Internationaler Start und die DM-Teilnahme sind eingeplant
Mögliche Ziele sind die Teilnahmen an der U23-EM im Juli in Schweden oder die Universiade in Italien. Auch die deutsche Meisterschaft in Berlin steht im August im Terminkalender. Die Leichtathletik-WM ist Ende September in Katar. 2020 ist die Teilnahme an Olympia in Tokio keine Utopie.
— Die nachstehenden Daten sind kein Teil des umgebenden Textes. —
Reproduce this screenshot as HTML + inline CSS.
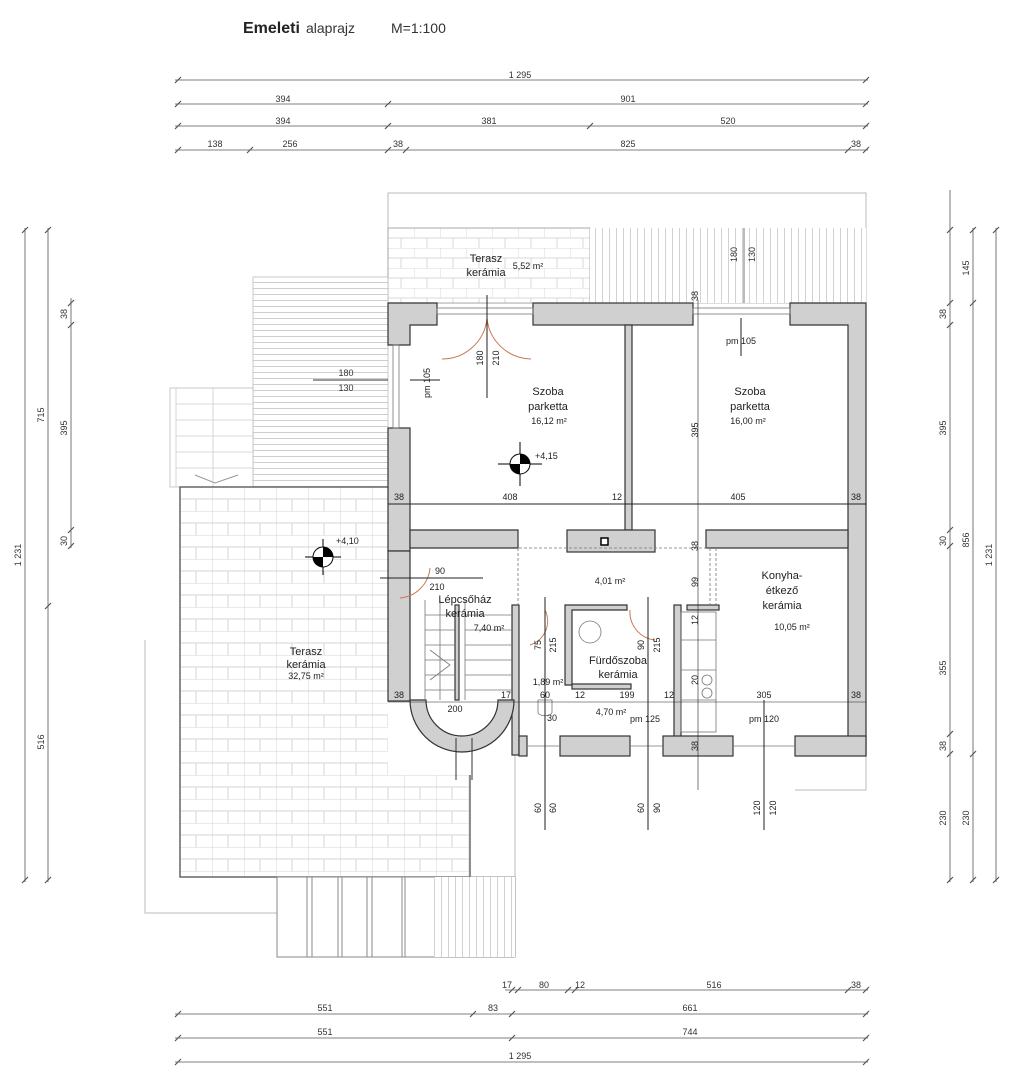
<!DOCTYPE html>
<html><head><meta charset="utf-8"><style>
html,body{margin:0;padding:0;background:#fff;}
svg{display:block;font-family:"Liberation Sans",sans-serif;}
</style></head><body>
<svg width="1024" height="1082" viewBox="0 0 1024 1082" xmlns="http://www.w3.org/2000/svg">
<defs>
<pattern id="tile" x="180" y="487" width="32" height="24" patternUnits="userSpaceOnUse">
<rect width="32" height="24" fill="#fff"/>
<path d="M0 0H32M0 12H32M0 0V24M16 12V24" stroke="#d4d4d4" stroke-width="1" fill="none"/>
</pattern>
<pattern id="tile2" x="388" y="228" width="26" height="20" patternUnits="userSpaceOnUse">
<rect width="26" height="20" fill="#fff"/>
<path d="M0 0H26M0 10H26M0 0V10M13 10V20" stroke="#d8d8d8" stroke-width="1" fill="none"/>
</pattern>
<pattern id="hl" width="10" height="6" patternUnits="userSpaceOnUse">
<rect width="10" height="6" fill="#fff"/><path d="M0 0.5H10" stroke="#cfcfcf"/>
</pattern>
<pattern id="vl" width="7" height="10" patternUnits="userSpaceOnUse">
<rect width="7" height="10" fill="#fff"/><path d="M0.5 0V10" stroke="#d2d2d2"/>
</pattern>
</defs>

<text x="243" y="33" font-size="16" font-weight="bold" fill="#222">Emeleti</text>
<text x="306" y="33" font-size="14" fill="#333">alaprajz</text>
<text x="391" y="33" font-size="14" fill="#333">M=1:100</text>

<g stroke="#555" stroke-width="0.8" font-size="9" fill="#333">
<line x1="175" y1="80" x2="868" y2="80"/>
<line x1="175" y1="104" x2="868" y2="104"/>
<line x1="175" y1="126" x2="868" y2="126"/>
<line x1="175" y1="150" x2="868" y2="150"/>
<g stroke-width="1.2">
<path d="M175 83L181 77M863 83L869 77"/>
<path d="M175 107L181 101M385 107L391 101M863 107L869 101"/>
<path d="M175 129L181 123M385 129L391 123M587 129L593 123M863 129L869 123"/>
<path d="M175 153L181 147M247 153L253 147M385 153L391 147M403 153L409 147M845 153L851 147M863 153L869 147"/>
</g>
</g>
<g font-size="9" fill="#333" text-anchor="middle">
<text x="520" y="78">1 295</text>
<text x="283" y="102">394</text><text x="628" y="102">901</text>
<text x="283" y="124">394</text><text x="489" y="124">381</text><text x="728" y="124">520</text>
<text x="215" y="147">138</text><text x="290" y="147">256</text><text x="398" y="147">38</text><text x="628" y="147">825</text><text x="856" y="147">38</text>
</g>

<g stroke="#555" stroke-width="0.8">
<line x1="505" y1="990" x2="868" y2="990"/>
<line x1="175" y1="1014" x2="868" y2="1014"/>
<line x1="175" y1="1038" x2="868" y2="1038"/>
<line x1="175" y1="1062" x2="868" y2="1062"/>
<g stroke-width="1.2">
<path d="M509 993L515 987M515 993L521 987M565 993L571 987M572 993L578 987M845 993L851 987M863 993L869 987"/>
<path d="M175 1017L181 1011M470 1017L476 1011M509 1017L515 1011M863 1017L869 1011"/>
<path d="M175 1041L181 1035M509 1041L515 1035M863 1041L869 1035"/>
<path d="M175 1065L181 1059M863 1065L869 1059"/>
</g>
</g>
<g font-size="9" fill="#333" text-anchor="middle">
<text x="507" y="988">17</text><text x="544" y="988">80</text><text x="580" y="988">12</text><text x="714" y="988">516</text><text x="856" y="988">38</text>
<text x="325" y="1011">551</text><text x="493" y="1011">83</text><text x="690" y="1011">661</text>
<text x="325" y="1035">551</text><text x="690" y="1035">744</text>
<text x="520" y="1059">1 295</text>
</g>

<g stroke="#555" stroke-width="0.8">
<line x1="25" y1="228" x2="25" y2="882"/>
<line x1="48" y1="228" x2="48" y2="882"/>
<line x1="71" y1="298" x2="71" y2="548"/>
<line x1="950" y1="190" x2="950" y2="882"/>
<line x1="973" y1="228" x2="973" y2="882"/>
<line x1="996" y1="228" x2="996" y2="882"/>
<g stroke-width="1.2">
<path d="M22 233L28 227M22 883L28 877M45 233L51 227M45 609L51 603M45 883L51 877"/>
<path d="M68 306L74 300M68 328L74 322M68 533L74 527M68 549L74 543"/>
<path d="M947 233L953 227M947 306L953 300M947 328L953 322M947 533L953 527M947 549L953 543M947 737L953 731M947 757L953 751M947 883L953 877"/>
<path d="M970 233L976 227M970 306L976 300M970 757L976 751M970 883L976 877M993 233L999 227M993 883L999 877"/>
</g>
</g>
<g font-size="9" fill="#333" text-anchor="middle">
<text transform="translate(21,555) rotate(-90)">1 231</text>
<text transform="translate(44,415) rotate(-90)">715</text>
<text transform="translate(44,742) rotate(-90)">516</text>
<text transform="translate(67,314) rotate(-90)">38</text>
<text transform="translate(67,428) rotate(-90)">395</text>
<text transform="translate(67,541) rotate(-90)">30</text>
<text transform="translate(946,314) rotate(-90)">38</text>
<text transform="translate(946,428) rotate(-90)">395</text>
<text transform="translate(946,541) rotate(-90)">30</text>
<text transform="translate(946,668) rotate(-90)">355</text>
<text transform="translate(946,746) rotate(-90)">38</text>
<text transform="translate(946,818) rotate(-90)">230</text>
<text transform="translate(969,268) rotate(-90)">145</text>
<text transform="translate(969,540) rotate(-90)">856</text>
<text transform="translate(969,818) rotate(-90)">230</text>
<text transform="translate(992,555) rotate(-90)">1 231</text>
</g>

<g fill="none" stroke="#bbb" stroke-width="1">
<rect x="388" y="193" width="478" height="110"/>
<path d="M866 303V790H795M145 640V913H278M515 755V880"/>
</g>

<rect x="388" y="228" width="202" height="75" fill="url(#tile2)" stroke="#999" stroke-width="0.8"/>
<rect x="590" y="228" width="276" height="75" fill="url(#vl)"/>
<text x="486" y="262" font-size="11" text-anchor="middle" fill="#222">Terasz</text>
<text x="486" y="276" font-size="11" text-anchor="middle" fill="#222">kerámia</text>
<text x="528" y="269" font-size="9" text-anchor="middle" fill="#222">5,52 m²</text>
<text transform="translate(737,262) rotate(-90)" font-size="9" fill="#333">180</text>
<text transform="translate(755,262) rotate(-90)" font-size="9" fill="#333">130</text>
<line x1="744" y1="228" x2="744" y2="303" stroke="#555" stroke-width="0.8"/>

<rect x="253" y="277" width="135" height="210" fill="url(#hl)" stroke="#bbb" stroke-width="0.8"/>
<rect x="170" y="388" width="83" height="99" fill="#fff" stroke="#bbb" stroke-width="0.8"/>
<g stroke="#ccc" stroke-width="0.8"><path d="M176 404H253M176 420H253M176 436H253M176 452H253M176 468H253M213 388V487M176 388V487"/></g>
<path d="M195 475L215 483L238 475" stroke="#999" fill="none"/>
<line x1="313" y1="380" x2="388" y2="380" stroke="#333"/>
<text x="346" y="376" font-size="9" text-anchor="middle" fill="#333">180</text>
<text x="346" y="391" font-size="9" text-anchor="middle" fill="#333">130</text>

<path d="M180 487H388V775H470V877H180Z" fill="url(#tile)"/>
<path d="M388 487H180V877H470V775" fill="none" stroke="#666" stroke-width="1.5"/>
<text x="306" y="655" font-size="11" text-anchor="middle" fill="#222">Terasz</text>
<text x="306" y="668" font-size="11" text-anchor="middle" fill="#222">kerámia</text>
<text x="306" y="679" font-size="9" text-anchor="middle" fill="#222">32,75 m²</text>
<g transform="translate(323,557)">
<line x1="-18" y1="0" x2="18" y2="0" stroke="#000"/><line x1="0" y1="-18" x2="0" y2="18" stroke="#000"/>
<circle r="10" fill="#fff" stroke="#000"/><path d="M0 -10A10 10 0 0 1 10 0H0ZM0 10A10 10 0 0 1 -10 0H0Z" fill="#000"/>
<text x="13" y="-13" font-size="9" fill="#222">+4,10</text>
</g>

<rect x="277" y="877" width="238" height="80" fill="#fff" stroke="#888" stroke-width="1"/>
<g stroke="#888" stroke-width="1"><path d="M307 877V957M312 877V957M338 877V957M342 877V957M367 877V957M372 877V957M402 877V957M405 877V957"/></g>
<rect x="434" y="877" width="81" height="80" fill="url(#vl)"/>

<rect x="410" y="325" width="438" height="410" fill="#fff"/>

<g fill="#d0d0d0" stroke="#333" stroke-width="1.2">
<path d="M388 303H437V325H410V345H388Z"/>
<rect x="533" y="303" width="160" height="22"/>
<path d="M790 303H866V755H848V325H790Z"/>
<rect x="388" y="428" width="22" height="123"/>
<path d="M410 530H518V548H410Z"/>
<rect x="625" y="325" width="7" height="205"/>
<rect x="567" y="530" width="88" height="22"/>
<path d="M706 530H848V548H706Z"/>
<rect x="388" y="551" width="22" height="150"/>
<rect x="512" y="605" width="7" height="150"/>
<path d="M565 605H627V610H572V685H565Z"/>
<rect x="674" y="605" width="7" height="140"/>
<rect x="687" y="605" width="32" height="5"/>
<rect x="572" y="684" width="59" height="5"/>
<rect x="560" y="736" width="70" height="20"/>
<rect x="663" y="736" width="70" height="20"/>
<rect x="795" y="736" width="71" height="20"/>
<rect x="519" y="736" width="8" height="20"/>
<rect x="455" y="605" width="4" height="95"/>
</g>
<path d="M410 700A52 52 0 0 0 514 700H498A36 36 0 0 1 426 700Z" fill="#d0d0d0" stroke="#333" stroke-width="1.2"/>
<path d="M456 738V780M472 738V780" stroke="#333"/>
<rect x="601" y="538" width="7" height="7" fill="#fff" stroke="#000" stroke-width="1.5"/>

<g stroke="#777" stroke-width="0.8" fill="none">
<rect x="437" y="308" width="96" height="6"/>
<rect x="693" y="308" width="97" height="6"/>
<rect x="393" y="345" width="6" height="83"/>
<path d="M527 746H560M630 746H663M733 746H795"/>
<path d="M518 548V605M710 548V605M716 548V605M519 548H710" stroke-dasharray="3,2"/>
<rect x="681" y="612" width="35" height="120"/>
<path d="M681 640H716M681 670H716M681 700H716"/>
<circle cx="590" cy="632" r="11"/>
<circle cx="707" cy="680" r="5"/><circle cx="707" cy="693" r="5"/>
<path d="M425 600V700M440 600V700M425 615H455M425 630H455M425 645H455M425 660H455M425 675H455M425 690H455M465 615H512M465 630H512M465 645H512M465 660H512M465 675H512M465 690H512M465 600V700"/>
<path d="M430 650L450 665L430 680" />
<path d="M538 700h14v12c0 5 -14 5 -14 0Z"/>
</g>
<g stroke="#c87850" fill="none" stroke-width="1">
<path d="M442 359A45 45 0 0 0 487 318M531 359A45 45 0 0 1 487 318"/>
<path d="M400 598A33 33 0 0 0 430 568"/>
<path d="M530 645A25 25 0 0 0 545 610"/>
<path d="M630 610A28 28 0 0 0 655 640"/>
</g>
<g stroke="#222" stroke-width="1">
<line x1="487" y1="295" x2="487" y2="398"/>
<line x1="410" y1="380" x2="440" y2="380"/>
<line x1="741" y1="318" x2="741" y2="356"/>
<line x1="388" y1="504" x2="866" y2="504"/>
<line x1="698" y1="300" x2="698" y2="790" stroke-width="0.6"/>
<line x1="380" y1="578" x2="483" y2="578"/>
<line x1="545" y1="597" x2="545" y2="830"/>
<line x1="648" y1="597" x2="648" y2="830"/>
<line x1="764" y1="700" x2="764" y2="830"/>
<line x1="388" y1="702" x2="866" y2="702" stroke-width="0.6"/>
</g>
<g transform="translate(520,464)">
<line x1="-22" y1="0" x2="22" y2="0" stroke="#000"/><line x1="0" y1="-22" x2="0" y2="22" stroke="#000"/>
<circle r="10" fill="#fff" stroke="#000"/><path d="M0 -10A10 10 0 0 1 10 0H0ZM0 10A10 10 0 0 1 -10 0H0Z" fill="#000"/>
<text x="15" y="-5" font-size="9" fill="#222">+4,15</text>
</g>

<g font-size="11" fill="#222" text-anchor="middle">
<text x="548" y="395">Szoba</text><text x="548" y="410">parketta</text>
<text x="750" y="395">Szoba</text><text x="750" y="410">parketta</text>
<text x="782" y="579">Konyha-</text><text x="782" y="594">étkező</text><text x="782" y="609">kerámia</text>
<text x="465" y="603">Lépcsőház</text><text x="465" y="617">kerámia</text>
<text x="618" y="664">Fürdőszoba</text><text x="618" y="678">kerámia</text>
</g>
<g font-size="9" fill="#222" text-anchor="middle">
<text x="549" y="424">16,12 m²</text><text x="748" y="424">16,00 m²</text>
<text x="610" y="584">4,01 m²</text><text x="792" y="630">10,05 m²</text>
<text x="489" y="631">7,40 m²</text><text x="548" y="685">1,89 m²</text>
<text x="611" y="715">4,70 m²</text>
<text x="741" y="344">pm 105</text><text x="645" y="722">pm 125</text><text x="764" y="722">pm 120</text>
<text x="440" y="574">90</text><text x="437" y="590">210</text>
<text x="399" y="500">38</text><text x="510" y="500">408</text><text x="617" y="500">12</text><text x="738" y="500">405</text><text x="856" y="500">38</text>
<text x="399" y="698">38</text><text x="455" y="712">200</text><text x="506" y="698">17</text><text x="545" y="698">60</text><text x="580" y="698">12</text><text x="627" y="698">199</text><text x="669" y="698">12</text><text x="764" y="698">305</text><text x="856" y="698">38</text>
<text x="552" y="721">30</text>
<text transform="translate(430,383) rotate(-90)">pm 105</text>
<text transform="translate(483,358) rotate(-90)">180</text>
<text transform="translate(499,358) rotate(-90)">210</text>
<text transform="translate(698,296) rotate(-90)">38</text>
<text transform="translate(698,430) rotate(-90)">395</text>
<text transform="translate(698,546) rotate(-90)">38</text>
<text transform="translate(698,582) rotate(-90)">99</text>
<text transform="translate(698,620) rotate(-90)">12</text>
<text transform="translate(698,680) rotate(-90)">20</text>
<text transform="translate(698,746) rotate(-90)">38</text>
<text transform="translate(541,645) rotate(-90)">75</text>
<text transform="translate(556,645) rotate(-90)">215</text>
<text transform="translate(644,645) rotate(-90)">90</text>
<text transform="translate(660,645) rotate(-90)">215</text>
<text transform="translate(541,808) rotate(-90)">60</text>
<text transform="translate(556,808) rotate(-90)">60</text>
<text transform="translate(644,808) rotate(-90)">60</text>
<text transform="translate(660,808) rotate(-90)">90</text>
<text transform="translate(760,808) rotate(-90)">120</text>
<text transform="translate(776,808) rotate(-90)">120</text>
</g>
</svg>
</body></html>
„Ich muss jetzt erstmal abwarten, wie es im Sommer weitergeht und wie wir die Trainingsintensität steigern. Aber ich habe in der Halle ganz gut vorgelegt, da ist man schon etwas gespannt, wie es draußen dann läuft“, sagt die Studentin, deren DM-Vorbereitung genau in die Klausurenphase fiel. Am Abend vor dem Wettkampf schrieb sie noch eine Klausur, kam dann nachts in Leipzig an und zog dennoch souverän über die Qualifikation in den Endlauf ein. Nun müssen noch zwei Hausarbeiten geschrieben werden und für etwas mehr Training bliebe bis Anfang April und dem dann beginnenden Sommersemester noch Zeit. Demnächst steigt auch eine krachende Studentenparty nachträglich zum Geburtstag, den Vollrausch haben aber andere. „Ich bin da schon ziemlich diszipliniert, was Alkohol angeht“, sagt Alina Ammann. „Gerade für Mittelstreckenläufer ist das nicht gut. Andere Leichtathleten können es da schon lockerer handhaben“, erklärt der Vater. An Ammanns 21. Geburtstag stießen sie und ihre Freunde – wie in jenen Kreisen durchaus üblich – jedenfalls mit Mineralwasser und Apfelschorle an.